Mengenal Surah Al-Kafirun Melalui Tafsir Ibnu Katsir

Representasi simbolik pemisahan keyakinan

Surah Al-Kafirun (Surah ke-109 dalam Al-Qur'an) adalah salah satu surah pendek namun memiliki makna yang sangat fundamental dalam akidah Islam. Kandungannya yang lugas mengenai pemisahan total antara tauhid (mengesakan Allah) dan kesyirikan (menyekutukan Allah) menjadikannya bacaan penting, terutama setelah Shalat Fardhu atau dalam rangkaian wirid pagi dan petang. Untuk memahami kedalaman maknanya, merujuk pada tafsir ulama terdahulu seperti Imam Ibnu Katsir adalah suatu keharusan.

Ibnu Katsir, dalam kitab monumentalnya Tafsir Al-Qur'an Al-'Azhim, menjelaskan bahwa Surah Al-Kafirun diturunkan sebagai jawaban tegas terhadap kaum musyrikin Quraisy Mekah. Mereka datang kepada Rasulullah SAW dengan usulan kompromi dalam beribadah. Mereka berkata, "Wahai Muhammad, mari kita saling beribadah kepada tuhan masing-masing selama satu tahun, kemudian tahun berikutnya kita akan beribadah kepada tuhanmu."

Konteks Penurunan dan Penegasan Prinsip

Ayat pertama, "Qul ya ayyuhal kafirun" (Katakanlah: Hai orang-orang kafir!), menurut Ibnu Katsir, adalah perintah langsung dari Allah SWT kepada Nabi Muhammad SAW untuk menyatakan sikap dengan lantang dan tanpa keraguan. Kata "Al-Kafirun" di sini merujuk secara spesifik kepada kaum musyrikin pada saat itu yang berusaha mengajak Rasulullah untuk berkompromi dalam urusan ibadah.

Tafsir ini menekankan bahwa Islam tidak mengenal pencampuran antara yang hak dan yang batil, terutama dalam fondasi keimanan. Kompromi dalam hal ini adalah bentuk pengkhianatan terhadap risalah kenabian.

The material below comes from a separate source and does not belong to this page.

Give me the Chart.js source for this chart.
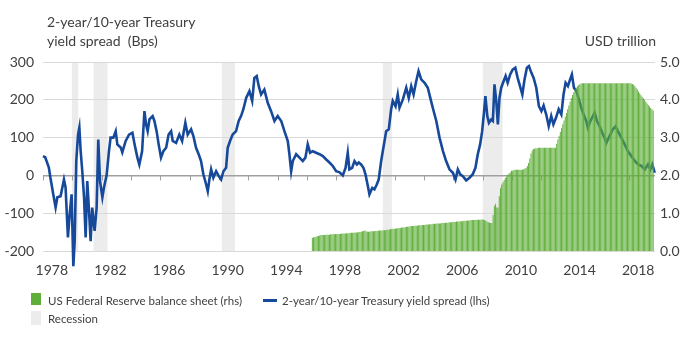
<!DOCTYPE html>
<html><head><meta charset="utf-8">
<script src="https://cdn.jsdelivr.net/npm/chart.js@4"></script>
<style>
body{margin:0;background:#fff;}
#wrap{position:relative;width:696px;height:338px;font-family:Lato,sans-serif;color:#404040;}
canvas{position:absolute;left:0;top:0;}
.t{position:absolute;white-space:pre;font-size:14px;line-height:17px;}
.lg{position:absolute;white-space:pre;font-size:11.5px;line-height:14px;}
.sw{position:absolute;}
</style></head><body>
<div id="wrap">
<canvas id="c" width="696" height="338"></canvas>
<div class="t" style="left:47px;top:13px">2-year/10-year Treasury</div>
<div class="t" style="left:47px;top:32px">yield spread  (Bps)</div>
<div class="t" style="right:40px;top:32px">USD trillion</div>
<div class="sw" style="left:31px;top:293px;width:10px;height:12px;background:#5fae3a"></div>
<div class="lg" style="left:48px;top:294px">US Federal Reserve balance sheet (rhs)</div>
<div class="sw" style="left:263px;top:299px;width:14px;height:3px;background:#17499b"></div>
<div class="lg" style="left:282px;top:294px">2-year/10-year Treasury yield spread (lhs)</div>
<div class="sw" style="left:31px;top:311px;width:10px;height:14px;background:#ececec"></div>
<div class="lg" style="left:48px;top:312px">Recession</div>
</div>
<script>
// ---- data ----
const spreadYears = [1978.00,1978.15,1978.40,1978.50,1978.70,1978.86,1978.98,1979.20,1979.43,1979.54,1979.70,1979.82,1979.95,1980.07,1980.16,1980.27,1980.39,1980.48,1980.57,1980.68,1980.80,1980.91,1981.02,1981.14,1981.25,1981.36,1981.52,1981.66,1981.77,1981.89,1982.05,1982.16,1982.34,1982.50,1982.61,1982.80,1982.96,1983.07,1983.30,1983.41,1983.64,1983.87,1984.10,1984.25,1984.44,1984.57,1984.76,1984.92,1985.03,1985.14,1985.26,1985.48,1985.60,1985.75,1985.89,1986.05,1986.21,1986.40,1986.57,1986.74,1986.85,1987.08,1987.30,1987.49,1987.71,1987.87,1988.10,1988.26,1988.44,1988.62,1988.78,1988.94,1989.13,1989.24,1989.35,1989.47,1989.62,1989.81,1989.99,1990.15,1990.31,1990.49,1990.60,1990.76,1990.94,1991.17,1991.35,1991.51,1991.67,1991.86,1992.08,1992.27,1992.42,1992.58,1992.72,1992.88,1993.10,1993.33,1993.56,1993.79,1994.01,1994.25,1994.47,1994.70,1994.81,1994.93,1995.04,1995.27,1995.50,1995.72,1995.90,1996.06,1996.22,1996.40,1996.63,1996.86,1997.09,1997.32,1997.54,1997.77,1998.00,1998.23,1998.45,1998.64,1998.79,1998.90,1999.09,1999.25,1999.41,1999.54,1999.70,1999.86,2000.00,2000.16,2000.27,2000.46,2000.61,2000.77,2000.90,2001.07,2001.18,2001.30,2001.41,2001.59,2001.75,2001.86,2002.05,2002.20,2002.32,2002.55,2002.78,2002.95,2003.12,2003.28,2003.46,2003.62,2003.80,2004.03,2004.25,2004.42,2004.59,2004.83,2005.05,2005.28,2005.50,2005.73,2005.96,2006.14,2006.30,2006.46,2006.64,2006.87,2007.10,2007.32,2007.50,2007.66,2007.82,2007.96,2008.07,2008.18,2008.31,2008.42,2008.58,2008.69,2008.80,2008.92,2009.03,2009.14,2009.26,2009.42,2009.56,2009.70,2009.87,2010.04,2010.22,2010.38,2010.54,2010.70,2010.85,2011.01,2011.15,2011.31,2011.47,2011.65,2011.83,2012.00,2012.15,2012.33,2012.50,2012.67,2012.82,2013.00,2013.18,2013.36,2013.51,2013.65,2013.81,2013.96,2014.08,2014.22,2014.38,2014.56,2014.72,2014.88,2015.06,2015.17,2015.34,2015.52,2015.63,2015.79,2015.97,2016.15,2016.30,2016.43,2016.54,2016.70,2016.88,2017.06,2017.22,2017.45,2017.68,2017.90,2018.14,2018.37,2018.60,2018.82,2019.05,2019.27,2019.43,2019.57,2019.73];
const spreadBps = [51,48,21,-5,-50,-85,-58,-55,-11,-32,-164,-103,-50,-240,-174,38,108,127,64,11,-58,-164,-15,-94,-174,-85,-147,-85,95,-15,-58,-32,0,64,100,100,117,82,74,61,91,108,113,82,47,29,64,170,135,117,148,157,144,117,82,47,64,73,108,117,91,86,108,91,139,108,122,104,73,56,38,3,-24,-42,-11,16,-6,11,-2,-11,11,20,73,91,108,117,144,157,175,205,223,197,258,263,236,214,227,192,170,144,157,144,117,91,56,11,38,56,47,38,47,82,60,64,60,56,51,42,34,25,11,8,0,20,60,16,20,38,29,34,29,20,3,-28,-50,-33,-37,-24,-11,38,64,91,117,122,175,197,183,214,179,201,232,205,236,214,249,276,254,245,232,205,179,144,100,65,38,16,7,-11,16,3,-2,-13,-6,3,20,56,82,117,161,210,157,139,148,144,241,197,135,205,232,249,263,245,267,280,285,258,236,214,254,285,289,272,258,232,183,170,185,161,130,157,135,153,175,161,214,245,236,254,267,232,223,201,179,161,144,126,144,157,166,144,130,113,100,86,95,108,122,130,117,100,82,64,51,38,29,25,16,29,16,29,7];

const fedYears = [1996,1997,1998,1999,2000,2001,2002,2003,2004,2005,2006,2007,2008,2009,2010,2011,2012,2013,2014,2015,2016,2017,2018,2019];
const fedFirstMonth = 5; // May 1996
const fedTrillion = [
 [0.35,0.36,0.37,0.38,0.39,0.40,0.41,0.42],
 [0.42,0.42,0.42,0.43,0.43,0.43,0.43,0.44,0.44,0.44,0.44,0.45],
 [0.45,0.45,0.45,0.45,0.46,0.46,0.46,0.46,0.47,0.47,0.47,0.48],
 [0.48,0.48,0.48,0.49,0.49,0.49,0.50,0.50,0.51,0.52,0.53,0.54],
 [0.52,0.51,0.51,0.51,0.52,0.52,0.52,0.53,0.53,0.53,0.54,0.54],
 [0.54,0.54,0.55,0.55,0.55,0.56,0.56,0.56,0.58,0.58,0.59,0.59],
 [0.59,0.60,0.60,0.61,0.61,0.62,0.62,0.63,0.63,0.64,0.64,0.65],
 [0.65,0.66,0.66,0.66,0.67,0.67,0.67,0.68,0.68,0.68,0.69,0.69],
 [0.69,0.70,0.70,0.70,0.71,0.71,0.71,0.72,0.72,0.72,0.73,0.73],
 [0.73,0.73,0.74,0.74,0.74,0.75,0.75,0.75,0.76,0.76,0.76,0.77],
 [0.77,0.77,0.78,0.78,0.78,0.79,0.79,0.79,0.80,0.80,0.80,0.81],
 [0.81,0.81,0.82,0.82,0.82,0.82,0.83,0.83,0.83,0.83,0.83,0.84],
 [0.83,0.82,0.80,0.78,0.76,0.75,0.74,0.74,0.95,1.20,1.25,1.15],
 [1.15,1.45,1.66,1.76,1.82,1.88,1.93,1.97,2.02,2.05,2.08,2.12],
 [2.12,2.14,2.15,2.15,2.15,2.15,2.15,2.15,2.15,2.16,2.18,2.20],
 [2.25,2.33,2.45,2.58,2.66,2.70,2.71,2.72,2.72,2.73,2.73,2.73],
 [2.73,2.73,2.73,2.73,2.73,2.73,2.73,2.73,2.73,2.73,2.73,2.73],
 [2.84,2.95,3.05,3.15,3.25,3.35,3.45,3.55,3.65,3.75,3.85,3.95],
 [4.05,4.13,4.20,4.27,4.32,4.36,4.39,4.41,4.43,4.44,4.44,4.44],
 [4.44,4.44,4.44,4.44,4.44,4.44,4.44,4.44,4.44,4.44,4.44,4.44],
 [4.44,4.44,4.44,4.44,4.44,4.44,4.44,4.44,4.44,4.44,4.44,4.44],
 [4.44,4.44,4.44,4.44,4.44,4.44,4.44,4.44,4.44,4.44,4.44,4.44],
 [4.44,4.43,4.42,4.40,4.36,4.32,4.28,4.22,4.17,4.12,4.08,4.04],
 [4.00,3.95,3.90,3.86,3.82,3.78,3.75,3.72]
];

const recessionStarts = [1979.97,1981.45,1990.2,2001.18,2008.0];
const recessionEnds   = [1980.40,1982.40,1991.1,2001.80,2009.35];

const labelYears = [1978,1982,1986,1990,1994,1998,2002,2006,2010,2014,2018];
const tickYears = [1978,1980,1982,1984,1986,1988,1990,1992,1994,1996,1998,2000,2002,2004,2006,2008,2010,2012,2014,2016,2018];
const xMin = 1978.0, xMax = 2019.75;

// ---- build library data ----
const spreadPoints = spreadYears.map((yr,i)=>({x:yr, y:spreadBps[i]}));
const fedPoints = [];
fedYears.forEach((yr,yi)=>{
  const first = yi===0 ? fedFirstMonth : 1;
  fedTrillion[yi].forEach((v,mi)=>{
    fedPoints.push({x: yr + (first+mi-0.5)/12, y: v});
  });
});

const txt = '#404040';
const bgPlugin = {
  id:'bg',
  beforeDraw(chart){
    const {ctx, chartArea:a, scales:{x}} = chart;
    ctx.save(); ctx.fillStyle='#ececec';
    recessionStarts.forEach((s,i)=>{
      const x0=x.getPixelForValue(s), x1=x.getPixelForValue(recessionEnds[i]);
      ctx.fillRect(x0,a.top,x1-x0,a.bottom-a.top);
    });
    ctx.restore();
  },
  beforeDatasetsDraw(chart){
    const {ctx, scales:{x,y}} = chart;
    const y0 = y.getPixelForValue(0);
    ctx.save(); ctx.strokeStyle='#a0a0a0'; ctx.lineWidth=1;
    tickYears.forEach(yr=>{
      const px = Math.round(x.getPixelForValue(yr))+0.5;
      ctx.beginPath(); ctx.moveTo(px,y0); ctx.lineTo(px,y0+5); ctx.stroke();
    });
    ctx.restore();
  }
};

new Chart(document.getElementById('c'), {
  type:'bar',
  data:{datasets:[
    {type:'bar', label:'US Federal Reserve balance sheet (rhs)', data:fedPoints, yAxisID:'y1',
     backgroundColor:'#5fae3a', barPercentage:0.8, categoryPercentage:1, order:0},
    {type:'line', label:'2-year/10-year Treasury yield spread (lhs)', data:spreadPoints, yAxisID:'y',
     borderColor:'#17499b', borderWidth:2.6, pointRadius:0, tension:0, order:1, clip:false}
  ]},
  options:{
    responsive:false, animation:false,
    layout:{padding:{top:62, left:0, right:0, bottom:0}},
    plugins:{legend:{display:false}, tooltip:{enabled:false}},
    scales:{
      x:{type:'linear', min:xMin, max:xMax, offset:false,
         grid:{display:false, drawTicks:false}, border:{display:false},
         afterBuildTicks(s){ s.ticks = labelYears.map(v=>({value:v+0.6})); },
         ticks:{callback:(v)=>String(Math.floor(v)), font:{family:'Lato',size:14}, color:txt, padding:11, maxRotation:0, autoSkip:false},
         afterFit(s){ s.height = 87; }},
      y:{position:'left', min:-200, max:300,
         ticks:{stepSize:50, font:{family:'Lato',size:14}, color:txt, padding:9},
         grid:{color:(c)=>c.tick.value===0?'#a0a0a0':'#d9d9d9', lineWidth:(c)=>c.tick.value===0?1.5:1, drawTicks:false},
         border:{display:false},
         afterFit(s){ s.width = 43; }},
      y1:{position:'right', min:0, max:5,
         ticks:{stepSize:0.5, callback:(v)=>v.toFixed(1), font:{family:'Lato',size:14}, color:txt, padding:5},
         grid:{display:false, drawTicks:false}, border:{display:false},
         afterFit(s){ s.width = 41; }}
    }
  },
  plugins:[bgPlugin]
});
</script>
</body></html>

"Ini adalah pemutusan hubungan (bara'ah) yang jelas dari segala bentuk peribadatan yang dilakukan oleh orang-orang musyrik, dan penegasan bahwa jalan yang ditempuh seorang mukmin berbeda secara mutlak."

Penghargaan Terhadap Ibadah Murni

Ayat-ayat berikutnya memperkuat penolakan tersebut: "Lā a'budu mā ta'budūn, Wa lā antum 'ābidūna mā a'bud" (Aku tidak menyembah apa yang kamu sembah, Dan kamu tidak menyembah Tuhan yang aku sembah). Ibnu Katsir menjelaskan ayat ini bukan sekadar penolakan saat itu, melainkan kaidah abadi. Selama orang-orang kafir masih mempertahankan penyembahan berhala (atau keyakinan yang menandingi Allah), maka tidak akan pernah ada titik temu dalam ibadah.

Pemisahan ini bersifat total. Lafaz "Lā a'budu" (Aku tidak menyembah) adalah penolakan terhadap ritual mereka, sementara "Wa lā antum 'ābidūna" adalah penegasan bahwa mereka juga tidak akan pernah bisa menyembah Allah yang sebenarnya karena hati mereka terikat pada selain-Nya.

Ciri Khas Iman dan Kekafiran

Puncak dari penegasan Surah Al-Kafirun terletak pada ayat penutup: "Lakum dīnukum wa liya dīn" (Untukmulah agamamu, dan untukkulah agamaku). Dalam pandangan Ibnu Katsir, ayat ini adalah penutup yang menentukan dan membatasi wilayah akidah. Ini menunjukkan kebebasan beragama dalam ranah personal, namun menegaskan bahwa dalam ranah ibadah yang benar kepada Ilahi, tidak ada ruang untuk percampuran.

Bagi seorang Muslim, tafsir ini mengajarkan pentingnya konsistensi. Ibnu Katsir sering mengutip riwayat bahwa membaca surah ini setara dengan seperempat Al-Qur'an karena kandungan tauhidnya yang padat. Ia mencerminkan kemuliaan Islam yang tidak mau tunduk pada tekanan sosial atau tawaran kompromi yang mengorbankan esensi keimanan.

Oleh karena itu, pemahaman mendalam dari Ibnu Katsir atas Surah Al-Kafirun bukan hanya sekadar narasi sejarah, tetapi merupakan doktrin dasar mengenai loyalitas murni hanya kepada Allah SWT, terlepas dari godaan atau perbedaan keyakinan yang ada di luar koridor kebenaran yang dibawa oleh para Nabi.